* **Dataset extract**
** BEGIN **

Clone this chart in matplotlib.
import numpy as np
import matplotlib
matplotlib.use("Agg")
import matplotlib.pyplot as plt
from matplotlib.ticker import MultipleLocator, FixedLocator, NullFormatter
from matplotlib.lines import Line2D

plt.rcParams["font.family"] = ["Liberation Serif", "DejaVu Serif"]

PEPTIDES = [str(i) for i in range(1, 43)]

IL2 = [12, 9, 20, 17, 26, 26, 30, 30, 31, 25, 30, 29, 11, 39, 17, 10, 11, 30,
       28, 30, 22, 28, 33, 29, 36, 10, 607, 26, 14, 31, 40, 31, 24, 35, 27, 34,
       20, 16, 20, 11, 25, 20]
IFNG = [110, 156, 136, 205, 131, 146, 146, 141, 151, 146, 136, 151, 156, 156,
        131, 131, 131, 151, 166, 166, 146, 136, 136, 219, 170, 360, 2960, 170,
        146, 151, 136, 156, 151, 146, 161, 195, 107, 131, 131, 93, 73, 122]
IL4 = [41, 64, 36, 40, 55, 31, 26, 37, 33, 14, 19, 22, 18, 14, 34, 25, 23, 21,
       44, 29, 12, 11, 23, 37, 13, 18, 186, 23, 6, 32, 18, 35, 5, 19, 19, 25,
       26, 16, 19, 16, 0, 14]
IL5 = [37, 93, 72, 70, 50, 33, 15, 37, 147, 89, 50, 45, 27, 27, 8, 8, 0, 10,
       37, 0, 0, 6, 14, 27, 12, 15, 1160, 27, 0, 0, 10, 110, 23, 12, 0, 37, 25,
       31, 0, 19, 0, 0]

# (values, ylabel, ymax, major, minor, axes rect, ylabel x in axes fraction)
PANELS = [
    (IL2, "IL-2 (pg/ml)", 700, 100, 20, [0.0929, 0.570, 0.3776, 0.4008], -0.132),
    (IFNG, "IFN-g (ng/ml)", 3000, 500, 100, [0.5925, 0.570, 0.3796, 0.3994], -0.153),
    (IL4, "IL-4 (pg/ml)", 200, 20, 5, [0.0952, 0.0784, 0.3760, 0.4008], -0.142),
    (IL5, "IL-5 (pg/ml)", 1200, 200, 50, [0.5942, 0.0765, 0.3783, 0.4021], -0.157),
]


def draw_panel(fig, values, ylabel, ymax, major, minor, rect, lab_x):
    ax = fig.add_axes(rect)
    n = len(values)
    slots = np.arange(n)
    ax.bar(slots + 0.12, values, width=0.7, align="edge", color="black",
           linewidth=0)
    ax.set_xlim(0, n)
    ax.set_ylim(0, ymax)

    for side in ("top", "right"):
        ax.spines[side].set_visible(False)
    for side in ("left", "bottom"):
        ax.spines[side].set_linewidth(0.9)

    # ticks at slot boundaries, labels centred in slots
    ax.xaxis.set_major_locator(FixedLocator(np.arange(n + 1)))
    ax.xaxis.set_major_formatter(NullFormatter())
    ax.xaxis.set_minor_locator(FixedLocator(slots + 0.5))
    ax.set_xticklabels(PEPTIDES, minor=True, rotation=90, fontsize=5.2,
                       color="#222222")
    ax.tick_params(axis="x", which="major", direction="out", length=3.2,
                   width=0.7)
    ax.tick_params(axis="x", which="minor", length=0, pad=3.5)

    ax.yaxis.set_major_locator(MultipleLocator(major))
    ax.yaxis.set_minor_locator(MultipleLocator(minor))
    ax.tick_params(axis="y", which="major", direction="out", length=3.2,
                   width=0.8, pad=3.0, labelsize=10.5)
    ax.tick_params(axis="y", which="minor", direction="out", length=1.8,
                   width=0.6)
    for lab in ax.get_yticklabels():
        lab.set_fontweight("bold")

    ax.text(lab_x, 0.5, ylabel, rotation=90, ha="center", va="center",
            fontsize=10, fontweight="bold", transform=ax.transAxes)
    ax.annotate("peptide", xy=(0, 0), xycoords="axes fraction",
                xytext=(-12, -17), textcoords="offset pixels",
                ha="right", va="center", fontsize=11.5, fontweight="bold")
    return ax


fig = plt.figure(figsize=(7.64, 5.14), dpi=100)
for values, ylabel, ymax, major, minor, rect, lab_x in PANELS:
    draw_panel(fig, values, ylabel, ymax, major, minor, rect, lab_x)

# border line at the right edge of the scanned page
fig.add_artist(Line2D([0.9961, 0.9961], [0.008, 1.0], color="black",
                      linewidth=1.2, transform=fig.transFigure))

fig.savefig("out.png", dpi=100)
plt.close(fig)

** END **

* **Task instructions**
Write down again the exact lines running from the beginning of the data to the line containing "ax.set_ylim(0, ymax)", with both ends included.

* **Exercise output**
Clone this chart in matplotlib.
import numpy as np
import matplotlib
matplotlib.use("Agg")
import matplotlib.pyplot as plt
from matplotlib.ticker import MultipleLocator, FixedLocator, NullFormatter
from matplotlib.lines import Line2D

plt.rcParams["font.family"] = ["Liberation Serif", "DejaVu Serif"]

PEPTIDES = [str(i) for i in range(1, 43)]

IL2 = [12, 9, 20, 17, 26, 26, 30, 30, 31, 25, 30, 29, 11, 39, 17, 10, 11, 30,
       28, 30, 22, 28, 33, 29, 36, 10, 607, 26, 14, 31, 40, 31, 24, 35, 27, 34,
       20, 16, 20, 11, 25, 20]
IFNG = [110, 156, 136, 205, 131, 146, 146, 141, 151, 146, 136, 151, 156, 156,
        131, 131, 131, 151, 166, 166, 146, 136, 136, 219, 170, 360, 2960, 170,
        146, 151, 136, 156, 151, 146, 161, 195, 107, 131, 131, 93, 73, 122]
IL4 = [41, 64, 36, 40, 55, 31, 26, 37, 33, 14, 19, 22, 18, 14, 34, 25, 23, 21,
       44, 29, 12, 11, 23, 37, 13, 18, 186, 23, 6, 32, 18, 35, 5, 19, 19, 25,
       26, 16, 19, 16, 0, 14]
IL5 = [37, 93, 72, 70, 50, 33, 15, 37, 147, 89, 50, 45, 27, 27, 8, 8, 0, 10,
       37, 0, 0, 6, 14, 27, 12, 15, 1160, 27, 0, 0, 10, 110, 23, 12, 0, 37, 25,
       31, 0, 19, 0, 0]

# (values, ylabel, ymax, major, minor, axes rect, ylabel x in axes fraction)
PANELS = [
    (IL2, "IL-2 (pg/ml)", 700, 100, 20, [0.0929, 0.570, 0.3776, 0.4008], -0.132),
    (IFNG, "IFN-g (ng/ml)", 3000, 500, 100, [0.5925, 0.570, 0.3796, 0.3994], -0.153),
    (IL4, "IL-4 (pg/ml)", 200, 20, 5, [0.0952, 0.0784, 0.3760, 0.4008], -0.142),
    (IL5, "IL-5 (pg/ml)", 1200, 200, 50, [0.5942, 0.0765, 0.3783, 0.4021], -0.157),
]


def draw_panel(fig, values, ylabel, ymax, major, minor, rect, lab_x):
    ax = fig.add_axes(rect)
    n = len(values)
    slots = np.arange(n)
    ax.bar(slots + 0.12, values, width=0.7, align="edge", color="black",
           linewidth=0)
    ax.set_xlim(0, n)
    ax.set_ylim(0, ymax)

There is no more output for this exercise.